Shimla: Family members wailed as rescue teams on Thursday battled to trace about 30 people missing after a cloudburst in Shimla district's Rampur subdivision.
"I heard the sound of gushing waters and came out of my house only to find the area around flooded. I immediately rushed to a safe place with my family," said Nali Ram, a senior citizen who along with his family members managed to escape the flash flood that followed.
A cloudburst near Shrikhand Mahadev on Wednesday night triggered flash floods in Sarpara, Ganvi and Kurban nallahs, as a result, the water in Samej Khud in Shimla district’s Rampur rose, leaving two people dead and about 30 missing, Shimla Superintendent of Police Sanjeev Kumar Gandhi told PTI.
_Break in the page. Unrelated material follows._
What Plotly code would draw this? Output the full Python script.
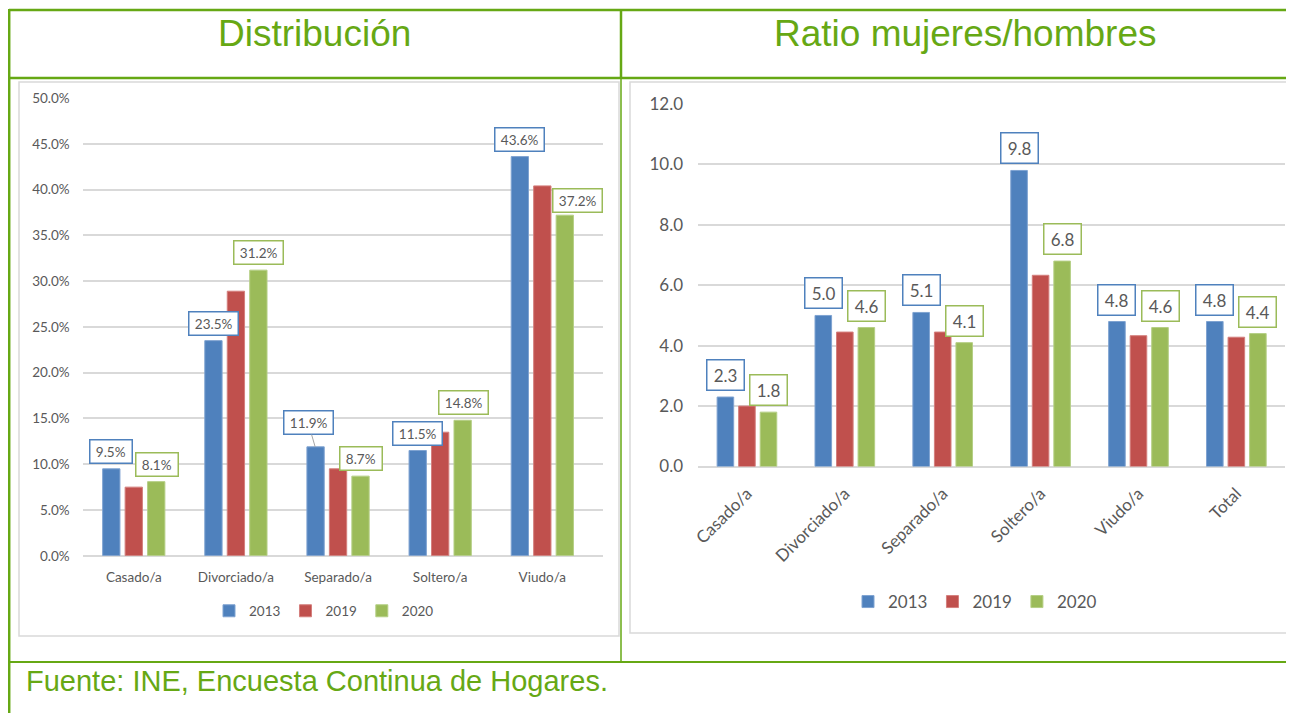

The swelling of Samej Khud resulted in a havoc in Shimla and Kullu districts.
"My father-in-law who was working on a project has been missing since last night and I along with other relatives came here in search of him,” Neel Dutt said.
As 30 people remain missing, teams of the Army, National Disaster Response Force, Indo-Tibetan Border Police, State Disaster Response Force, police and home guards are conducting rescue operations and the help of drones is being taken to locate the missing persons.
"We have to search about a 100-km area, some of which is inaccessible and drones are being used to locate the missing people,” Gandhi told PTI on Thursday.
However, the administration is still assessing the losses, he said.
The state emergency operation centre said the cloudbursts took place in Nirmand, Sainj and Malana areas in Kullu, Padhar in Mandi and Rampur in Shimla districts.
A resident of Kullu’s Malana village, Maini Devi (32) said, “Around 3 am, there was a huge sound from the Malana Dam site downstream and in the morning we got to know that it was breached.” Mohan Lal Kaptiya, Pradhan of Sarpara Panchayat under which Samej falls, claimed that about 29-30 houses, primary health centre and school had been washed away in the flash floods.
The road connectivity to Malana village is cut off, triggering people to go hoarding the essential commodities causing the village shops to go dry, she added.